→ WHAT YOU ARE ASKED TO DO:
What is to be printed is the span of lines starting at the one containing "Give me the TikZ source for this diagram." and ending at the one containing "[sharp corners] -- (-50,876)", reproduced exactly with pictures left out.

------ ENTRIES ------

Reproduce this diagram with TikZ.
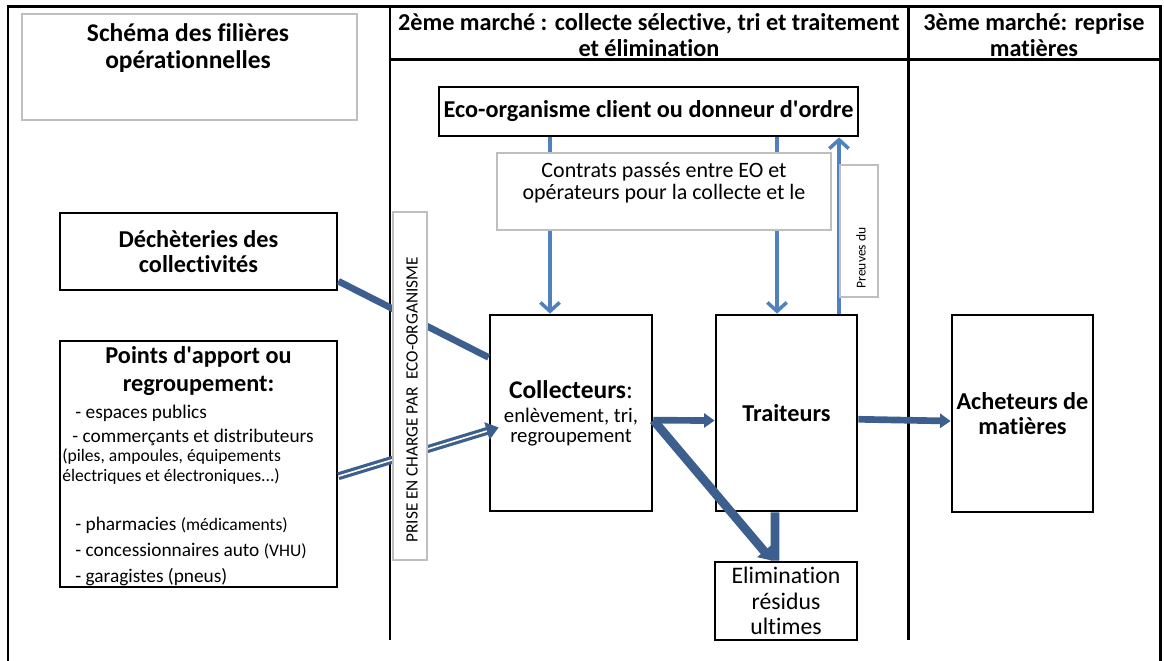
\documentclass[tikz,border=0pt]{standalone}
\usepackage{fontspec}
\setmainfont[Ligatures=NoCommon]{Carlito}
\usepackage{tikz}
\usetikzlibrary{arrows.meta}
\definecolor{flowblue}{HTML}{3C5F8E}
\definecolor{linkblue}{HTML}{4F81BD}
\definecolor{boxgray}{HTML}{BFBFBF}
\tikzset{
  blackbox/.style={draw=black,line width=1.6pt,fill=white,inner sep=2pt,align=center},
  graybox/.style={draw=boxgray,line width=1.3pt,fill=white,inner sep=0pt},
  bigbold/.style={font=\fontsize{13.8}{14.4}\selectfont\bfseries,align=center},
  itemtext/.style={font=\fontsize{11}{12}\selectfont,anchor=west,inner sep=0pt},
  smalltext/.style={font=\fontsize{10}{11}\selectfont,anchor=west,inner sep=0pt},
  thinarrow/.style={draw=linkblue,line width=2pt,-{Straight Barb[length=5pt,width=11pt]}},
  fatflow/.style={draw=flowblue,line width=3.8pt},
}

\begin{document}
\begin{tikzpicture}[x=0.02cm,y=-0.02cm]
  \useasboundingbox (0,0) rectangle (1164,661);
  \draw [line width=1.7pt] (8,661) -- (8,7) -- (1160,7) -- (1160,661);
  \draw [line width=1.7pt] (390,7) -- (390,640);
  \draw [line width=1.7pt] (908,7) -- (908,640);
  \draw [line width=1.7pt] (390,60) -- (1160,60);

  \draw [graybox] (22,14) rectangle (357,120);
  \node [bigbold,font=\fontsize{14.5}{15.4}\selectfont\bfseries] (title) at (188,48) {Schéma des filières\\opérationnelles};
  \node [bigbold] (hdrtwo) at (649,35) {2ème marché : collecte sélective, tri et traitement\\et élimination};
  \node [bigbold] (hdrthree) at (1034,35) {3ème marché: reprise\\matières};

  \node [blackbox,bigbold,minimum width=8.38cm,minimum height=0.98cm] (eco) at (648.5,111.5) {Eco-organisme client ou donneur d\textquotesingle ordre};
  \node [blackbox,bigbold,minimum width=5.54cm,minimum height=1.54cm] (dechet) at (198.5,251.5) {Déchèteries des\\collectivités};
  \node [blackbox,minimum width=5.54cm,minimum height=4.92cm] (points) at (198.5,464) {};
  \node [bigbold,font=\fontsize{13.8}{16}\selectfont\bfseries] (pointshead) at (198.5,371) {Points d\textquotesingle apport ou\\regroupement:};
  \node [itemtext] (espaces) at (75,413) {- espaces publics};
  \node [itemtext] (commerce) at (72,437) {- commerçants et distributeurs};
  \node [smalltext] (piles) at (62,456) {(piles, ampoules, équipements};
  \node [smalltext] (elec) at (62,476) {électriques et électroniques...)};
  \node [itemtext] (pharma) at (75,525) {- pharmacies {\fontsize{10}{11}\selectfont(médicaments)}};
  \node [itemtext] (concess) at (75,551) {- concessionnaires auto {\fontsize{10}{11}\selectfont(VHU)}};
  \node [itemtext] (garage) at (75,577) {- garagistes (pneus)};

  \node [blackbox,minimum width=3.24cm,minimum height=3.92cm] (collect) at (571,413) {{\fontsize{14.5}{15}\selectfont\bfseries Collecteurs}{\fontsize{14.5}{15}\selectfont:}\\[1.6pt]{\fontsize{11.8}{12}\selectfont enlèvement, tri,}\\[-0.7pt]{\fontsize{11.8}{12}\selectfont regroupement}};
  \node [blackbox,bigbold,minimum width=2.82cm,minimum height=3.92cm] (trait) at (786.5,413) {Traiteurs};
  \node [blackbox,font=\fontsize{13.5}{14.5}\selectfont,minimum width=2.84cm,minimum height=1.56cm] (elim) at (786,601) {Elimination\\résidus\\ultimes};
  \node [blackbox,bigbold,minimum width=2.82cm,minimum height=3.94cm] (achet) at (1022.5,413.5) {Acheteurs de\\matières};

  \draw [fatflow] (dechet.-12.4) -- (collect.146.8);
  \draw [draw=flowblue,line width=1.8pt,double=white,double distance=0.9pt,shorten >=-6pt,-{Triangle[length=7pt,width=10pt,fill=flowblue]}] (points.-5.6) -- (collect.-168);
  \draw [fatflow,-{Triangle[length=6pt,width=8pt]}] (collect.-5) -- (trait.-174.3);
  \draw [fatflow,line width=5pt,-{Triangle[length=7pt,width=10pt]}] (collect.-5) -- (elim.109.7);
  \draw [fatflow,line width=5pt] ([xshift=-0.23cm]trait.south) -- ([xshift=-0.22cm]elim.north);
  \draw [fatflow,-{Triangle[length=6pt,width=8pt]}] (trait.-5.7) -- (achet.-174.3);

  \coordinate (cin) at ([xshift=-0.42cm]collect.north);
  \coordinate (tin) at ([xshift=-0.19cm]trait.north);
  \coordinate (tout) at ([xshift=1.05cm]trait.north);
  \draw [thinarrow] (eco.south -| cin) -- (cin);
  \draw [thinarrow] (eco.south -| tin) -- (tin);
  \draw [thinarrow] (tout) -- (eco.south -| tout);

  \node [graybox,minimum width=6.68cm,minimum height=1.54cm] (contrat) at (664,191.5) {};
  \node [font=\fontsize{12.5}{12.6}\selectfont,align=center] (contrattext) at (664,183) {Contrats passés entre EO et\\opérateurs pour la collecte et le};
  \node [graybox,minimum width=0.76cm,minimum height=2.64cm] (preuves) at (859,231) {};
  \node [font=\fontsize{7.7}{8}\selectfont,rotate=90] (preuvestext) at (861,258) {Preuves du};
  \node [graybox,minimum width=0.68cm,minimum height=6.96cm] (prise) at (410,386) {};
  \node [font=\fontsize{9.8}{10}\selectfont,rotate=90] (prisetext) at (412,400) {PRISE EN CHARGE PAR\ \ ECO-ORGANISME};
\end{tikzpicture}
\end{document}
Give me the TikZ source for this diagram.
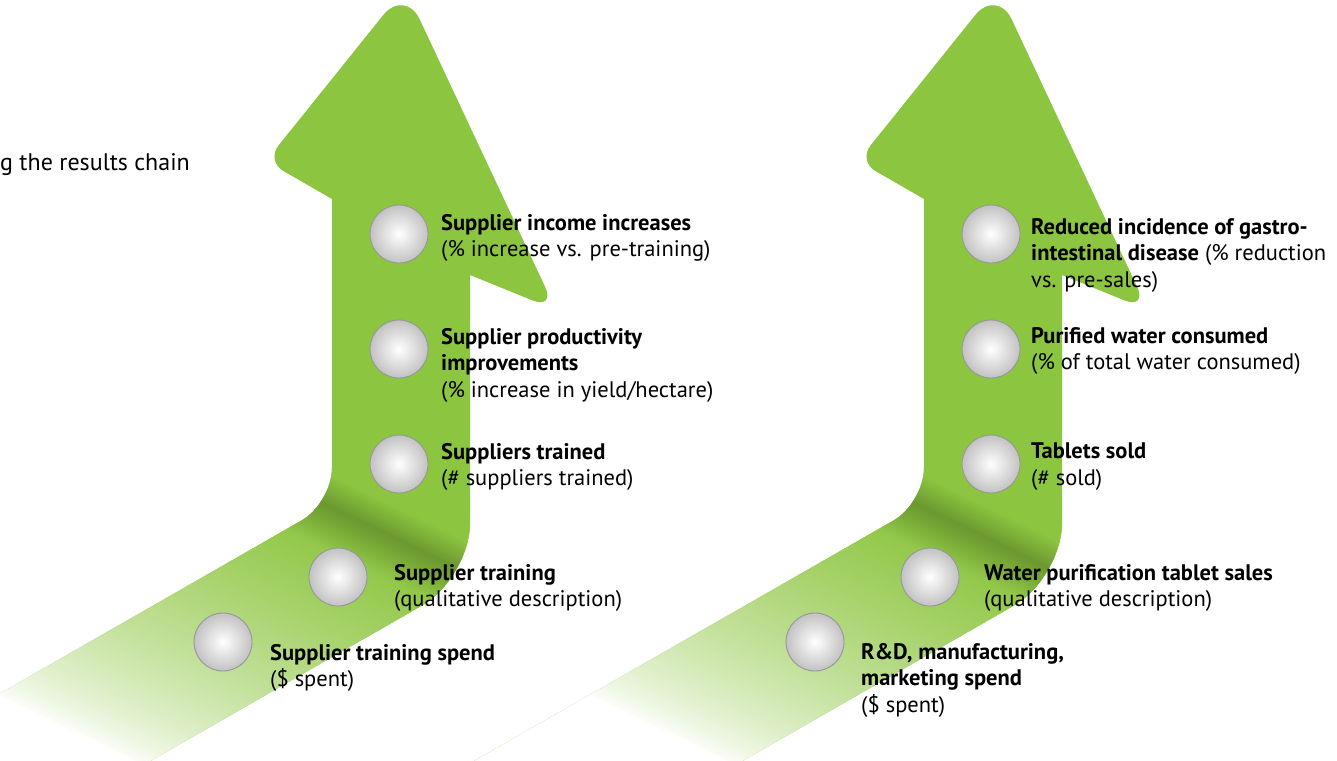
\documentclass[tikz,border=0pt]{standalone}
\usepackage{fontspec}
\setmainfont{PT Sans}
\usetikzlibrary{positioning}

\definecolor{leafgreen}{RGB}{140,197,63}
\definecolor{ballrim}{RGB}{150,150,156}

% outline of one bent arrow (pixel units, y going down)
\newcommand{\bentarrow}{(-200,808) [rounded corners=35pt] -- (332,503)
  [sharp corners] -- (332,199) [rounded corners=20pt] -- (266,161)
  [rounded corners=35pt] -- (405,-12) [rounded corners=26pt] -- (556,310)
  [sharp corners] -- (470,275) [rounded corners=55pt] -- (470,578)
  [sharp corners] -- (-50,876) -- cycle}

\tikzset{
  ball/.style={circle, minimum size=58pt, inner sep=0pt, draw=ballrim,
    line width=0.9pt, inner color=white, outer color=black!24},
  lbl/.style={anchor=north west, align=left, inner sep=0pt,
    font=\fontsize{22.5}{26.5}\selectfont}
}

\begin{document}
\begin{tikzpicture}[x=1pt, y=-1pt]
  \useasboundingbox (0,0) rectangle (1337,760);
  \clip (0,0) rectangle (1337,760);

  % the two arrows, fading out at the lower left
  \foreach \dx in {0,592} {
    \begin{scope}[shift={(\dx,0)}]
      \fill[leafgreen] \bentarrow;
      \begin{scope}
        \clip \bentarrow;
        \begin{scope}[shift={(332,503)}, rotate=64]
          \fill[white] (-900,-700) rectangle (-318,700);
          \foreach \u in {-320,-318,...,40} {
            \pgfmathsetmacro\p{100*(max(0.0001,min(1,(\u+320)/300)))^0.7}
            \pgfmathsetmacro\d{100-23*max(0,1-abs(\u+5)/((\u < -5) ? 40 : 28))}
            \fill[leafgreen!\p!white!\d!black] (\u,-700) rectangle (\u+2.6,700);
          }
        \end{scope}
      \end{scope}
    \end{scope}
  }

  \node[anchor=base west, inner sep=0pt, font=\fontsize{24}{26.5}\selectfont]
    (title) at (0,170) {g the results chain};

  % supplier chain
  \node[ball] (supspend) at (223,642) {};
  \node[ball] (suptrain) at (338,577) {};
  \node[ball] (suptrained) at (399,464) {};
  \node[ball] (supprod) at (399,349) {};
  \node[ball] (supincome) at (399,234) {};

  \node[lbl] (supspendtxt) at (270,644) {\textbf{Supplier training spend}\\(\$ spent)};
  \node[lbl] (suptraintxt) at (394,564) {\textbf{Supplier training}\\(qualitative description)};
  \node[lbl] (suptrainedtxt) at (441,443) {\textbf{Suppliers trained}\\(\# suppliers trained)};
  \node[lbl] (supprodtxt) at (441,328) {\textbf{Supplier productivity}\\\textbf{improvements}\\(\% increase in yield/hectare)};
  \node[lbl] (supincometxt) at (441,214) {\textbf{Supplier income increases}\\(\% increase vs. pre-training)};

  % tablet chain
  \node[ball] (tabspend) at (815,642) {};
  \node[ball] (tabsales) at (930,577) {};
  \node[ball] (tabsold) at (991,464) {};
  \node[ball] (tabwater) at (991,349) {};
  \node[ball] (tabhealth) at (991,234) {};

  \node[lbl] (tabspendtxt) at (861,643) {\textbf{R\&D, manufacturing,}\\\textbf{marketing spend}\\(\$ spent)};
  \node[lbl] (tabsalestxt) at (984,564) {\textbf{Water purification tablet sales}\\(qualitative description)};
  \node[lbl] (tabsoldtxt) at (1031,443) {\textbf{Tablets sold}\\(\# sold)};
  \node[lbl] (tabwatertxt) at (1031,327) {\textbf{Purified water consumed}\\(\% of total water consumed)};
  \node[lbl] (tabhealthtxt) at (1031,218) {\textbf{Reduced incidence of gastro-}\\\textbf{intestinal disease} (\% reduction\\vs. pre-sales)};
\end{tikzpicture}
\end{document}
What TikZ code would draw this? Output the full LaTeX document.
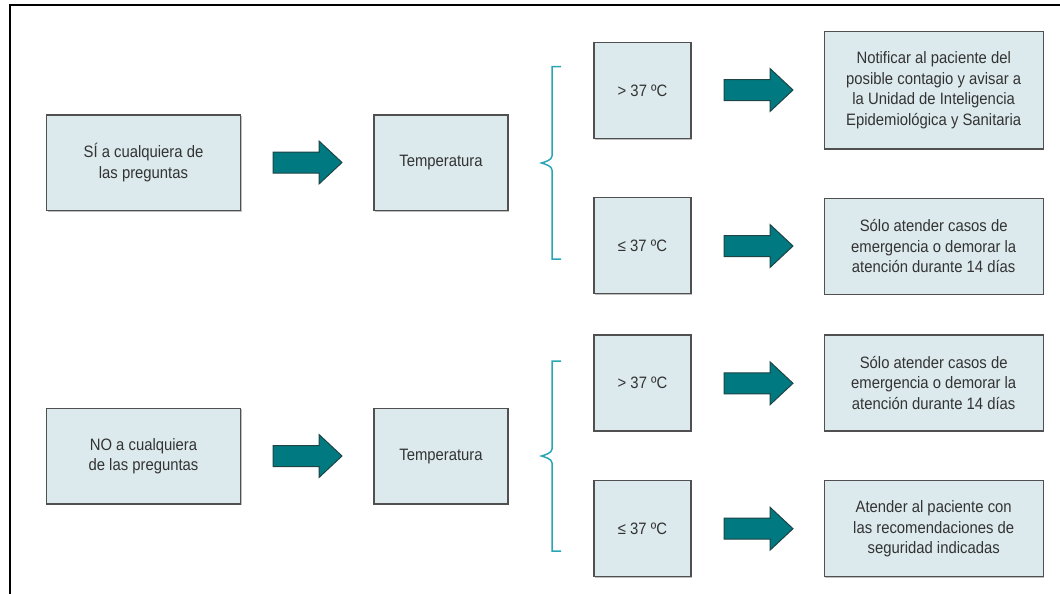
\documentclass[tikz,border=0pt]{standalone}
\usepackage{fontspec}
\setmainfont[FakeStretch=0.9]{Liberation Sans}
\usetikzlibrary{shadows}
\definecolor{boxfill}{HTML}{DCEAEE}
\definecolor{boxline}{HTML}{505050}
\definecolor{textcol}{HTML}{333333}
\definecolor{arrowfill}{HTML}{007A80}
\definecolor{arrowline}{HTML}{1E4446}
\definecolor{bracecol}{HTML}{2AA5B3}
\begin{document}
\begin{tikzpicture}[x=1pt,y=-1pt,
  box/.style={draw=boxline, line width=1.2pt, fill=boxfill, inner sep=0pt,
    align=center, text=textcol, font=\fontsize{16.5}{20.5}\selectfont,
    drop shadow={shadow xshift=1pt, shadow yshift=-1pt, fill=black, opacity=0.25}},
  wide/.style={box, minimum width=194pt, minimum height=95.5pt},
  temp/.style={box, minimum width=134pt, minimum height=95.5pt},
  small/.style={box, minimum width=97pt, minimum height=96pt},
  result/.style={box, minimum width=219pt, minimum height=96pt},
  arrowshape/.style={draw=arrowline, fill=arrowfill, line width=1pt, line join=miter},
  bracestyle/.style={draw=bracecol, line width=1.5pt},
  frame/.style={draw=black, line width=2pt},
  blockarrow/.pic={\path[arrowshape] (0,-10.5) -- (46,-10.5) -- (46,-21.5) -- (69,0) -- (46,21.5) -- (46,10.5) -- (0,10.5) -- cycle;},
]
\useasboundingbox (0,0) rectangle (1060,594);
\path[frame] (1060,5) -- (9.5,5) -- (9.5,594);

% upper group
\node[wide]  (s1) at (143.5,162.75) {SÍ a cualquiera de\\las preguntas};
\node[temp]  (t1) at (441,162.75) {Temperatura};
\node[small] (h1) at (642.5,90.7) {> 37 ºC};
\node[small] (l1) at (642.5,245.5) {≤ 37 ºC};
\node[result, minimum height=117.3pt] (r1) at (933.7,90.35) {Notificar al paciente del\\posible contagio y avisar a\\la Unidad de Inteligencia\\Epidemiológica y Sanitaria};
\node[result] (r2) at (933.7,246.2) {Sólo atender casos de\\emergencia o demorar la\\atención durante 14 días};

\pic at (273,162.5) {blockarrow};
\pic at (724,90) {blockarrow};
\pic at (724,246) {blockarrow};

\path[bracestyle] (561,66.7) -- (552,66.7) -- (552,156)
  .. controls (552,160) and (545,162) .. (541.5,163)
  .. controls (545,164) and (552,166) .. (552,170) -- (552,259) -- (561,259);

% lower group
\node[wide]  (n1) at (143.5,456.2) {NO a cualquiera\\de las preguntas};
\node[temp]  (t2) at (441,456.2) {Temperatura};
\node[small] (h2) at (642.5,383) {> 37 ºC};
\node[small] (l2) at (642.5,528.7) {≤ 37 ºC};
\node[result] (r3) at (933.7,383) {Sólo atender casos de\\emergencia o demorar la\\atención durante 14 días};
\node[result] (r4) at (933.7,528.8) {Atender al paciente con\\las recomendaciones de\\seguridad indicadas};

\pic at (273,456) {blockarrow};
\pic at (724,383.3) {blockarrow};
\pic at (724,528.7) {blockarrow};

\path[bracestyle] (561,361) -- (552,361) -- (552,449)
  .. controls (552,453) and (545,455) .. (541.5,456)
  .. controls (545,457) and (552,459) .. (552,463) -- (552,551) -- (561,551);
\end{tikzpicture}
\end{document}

------

→ IN RESPONSE:
Give me the TikZ source for this diagram.
\documentclass[tikz,border=0pt]{standalone}
\usepackage{fontspec}
\setmainfont{PT Sans}
\usetikzlibrary{positioning}

\definecolor{leafgreen}{RGB}{140,197,63}
\definecolor{ballrim}{RGB}{150,150,156}

% outline of one bent arrow (pixel units, y going down)
\newcommand{\bentarrow}{(-200,808) [rounded corners=35pt] -- (332,503)
  [sharp corners] -- (332,199) [rounded corners=20pt] -- (266,161)
  [rounded corners=35pt] -- (405,-12) [rounded corners=26pt] -- (556,310)
  [sharp corners] -- (470,275) [rounded corners=55pt] -- (470,578)
  [sharp corners] -- (-50,876) -- cycle}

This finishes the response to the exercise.